The ability of patients to walk without assistance after spinal anesthesia is a determining factor in the time to discharge following ambulatory surgery. The authors compared clinical markers of gross motor recovery with objective data of functional balance after spinal anesthesia.


Twenty-two male patients with American Society of Anesthesiology physical status I or II who were scheduled for perineal surgery were studied during recovery from spinal anesthesia to compare the predictive accuracy of clinical markers of ambulatory readiness (e.g., full knee flexion and extension) with that of an objective method of measurement focused on functional balance. Lumbar puncture was performed at the L2-L3 or L3-L4 interspace using a 25-gauge Whitacre needle, with patients in the sitting position. A 3-ml mixture of 5 mg bupivacaine (heavy) and 10 microg fentanyl was injected. Block regression and restoration of motor function were assessed and recorded. Functional balance was measured using a computerized force platform method.

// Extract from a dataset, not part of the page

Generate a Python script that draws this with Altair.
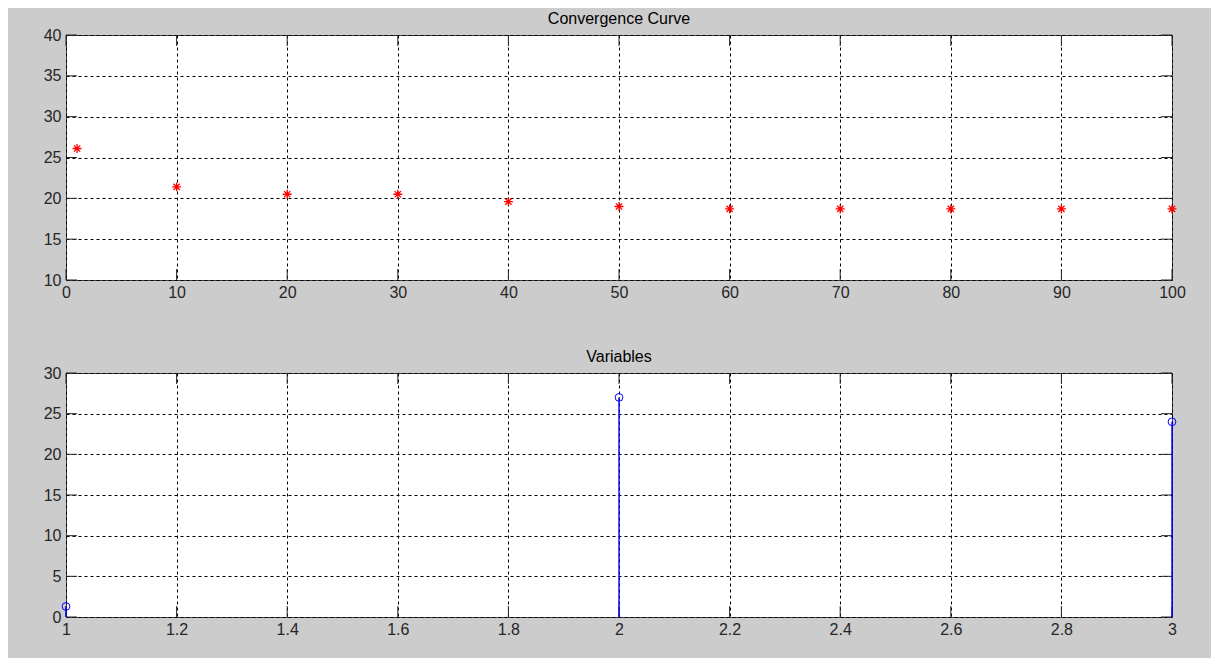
import altair as alt
import pandas as pd

# Convergence curve data
conv_iter = [1, 10, 20, 30, 40, 50, 60, 70, 80, 90, 100]
conv_value = [26.1, 21.4, 20.5, 20.5, 19.6, 19.0, 18.7, 18.7, 18.7, 18.7, 18.7]

# Variables data
var_index = [1, 2, 3]
var_value = [1.3, 27.0, 24.0]

top_xticks = [0, 10, 20, 30, 40, 50, 60, 70, 80, 90, 100]
top_yticks = [10, 15, 20, 25, 30, 35, 40]
bot_xticks = [1.0, 1.2, 1.4, 1.6, 1.8, 2.0, 2.2, 2.4, 2.6, 2.8, 3.0]
bot_yticks = [0, 5, 10, 15, 20, 25, 30]

W = 1106
H = 245
TL = 11
AX = "#262626"
FONT = "Liberation Sans"

ASTERISK = "M-1,0L1,0M0,-1L0,1M-0.7,-0.7L0.7,0.7M-0.7,0.7L0.7,-0.7"


def inward_ticks(xt, yt, xdom, ydom, h):
    dx = pd.DataFrame({"t": xt})
    dy = pd.DataFrame({"t": yt})
    xs = alt.Scale(domain=xdom, nice=False, zero=False)
    ys = alt.Scale(domain=ydom, nice=False, zero=False)
    layers = []
    for (a, b) in [(0, TL), (W - TL, W)]:
        layers.append(alt.Chart(dy).mark_rule(color=AX, strokeWidth=1).encode(
            y=alt.Y("t:Q", scale=ys), x=alt.value(a), x2=alt.value(b)))
    for (a, b) in [(h - TL, h), (0, TL)]:
        layers.append(alt.Chart(dx).mark_rule(color=AX, strokeWidth=1).encode(
            x=alt.X("t:Q", scale=xs), y=alt.value(a), y2=alt.value(b)))
    return layers


def axis_x(vals, fmt):
    return alt.Axis(values=vals, format=fmt, title=None, ticks=False, domain=False,
                    grid=True, gridColor="black", gridDash=[3, 3], gridOpacity=1,
                    labelFontSize=16, labelColor=AX, labelPadding=4, labelFont=FONT,
                    labelFlush=False, labelOverlap=False)


def axis_y(vals):
    return alt.Axis(values=vals, title=None, ticks=False, domain=False,
                    grid=True, gridColor="black", gridDash=[3, 3], gridOpacity=1,
                    labelFontSize=16, labelColor=AX, labelPadding=5, labelFont=FONT,
                    labelOverlap=False)


conv_df = pd.DataFrame({"iter": conv_iter, "value": conv_value})
top_pts = alt.Chart(conv_df).mark_point(
    shape=ASTERISK, size=80, color="#ff0000", filled=False, strokeWidth=1.3, opacity=1
).encode(
    x=alt.X("iter:Q", scale=alt.Scale(domain=[0, 100], nice=False, zero=False),
            axis=axis_x(top_xticks, "d")),
    y=alt.Y("value:Q", scale=alt.Scale(domain=[10, 40], nice=False, zero=False),
            axis=axis_y(top_yticks)),
)
top = alt.layer(top_pts, *inward_ticks(top_xticks, top_yticks, [0, 100], [10, 40], H)).properties(
    width=W, height=H,
    title=alt.TitleParams("Convergence Curve", fontSize=16, fontWeight="normal",
                          font=FONT, color="black", offset=0),
)

HB = 244
var_df = pd.DataFrame({"idx": var_index, "value": var_value})
bxs = alt.Scale(domain=[1, 3], nice=False, zero=False)
bys = alt.Scale(domain=[0, 30], nice=False, zero=False)
stems = alt.Chart(var_df).mark_rule(color="#0000ff", strokeWidth=1.4).encode(
    x=alt.X("idx:Q", scale=bxs, axis=axis_x(bot_xticks, ".1~f")),
    y=alt.Y("value:Q", scale=bys, axis=axis_y(bot_yticks)),
    y2=alt.datum(0),
)
circles = alt.Chart(var_df).mark_point(
    shape="circle", size=60, color="#0000ff", filled=False, strokeWidth=1, opacity=1
).encode(
    x=alt.X("idx:Q", scale=bxs),
    y=alt.Y("value:Q", scale=bys),
)
bottom = alt.layer(*inward_ticks(bot_xticks, bot_yticks, [1, 3], [0, 30], HB), stems, circles).properties(
    width=W, height=HB,
    title=alt.TitleParams("Variables", fontSize=16, fontWeight="normal",
                          font=FONT, color="black", offset=0),
)

chart = alt.vconcat(top, bottom, spacing=47).properties(
    background="#cccccc",
    padding={"left": 34, "top": 2, "right": 25, "bottom": 20},
).configure_view(
    stroke="#404040", strokeWidth=1, fill="white"
).configure_concat(spacing=47)

chart.save("out.html", embed_options={"renderer": "svg", "actions": False})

The majority of patients maintained motor function and proprioception sensation at the onset of surgical anesthesia, as indicated by performance on clinical tests of function: 96% were able to perform the straight leg increase; 82, 77, and 91%, respectively, were able to perform full knee flexion and extension, perform heel-to-shin maneuvers, and identify joint position in the supine position. Postoperatively, clinical return of motor function occurred much earlier than recovery of functional balance. At 60 min after onset of spinal anesthesia, 22 patients (100%) had recovered sensory and gross motor function, but only 36% could stand, and 8% could walk without assistance (P < 0.01). At 150-180 min after onset, 96-100% of patients achieved the levels of functional balance that permitted adequate ambulation.


The results suggest that the recovery time to unassisted ambulation is longer than has been assumed, and that the standard clinical markers of gross motor function are poor predictors of functional balance following ambulatory surgery.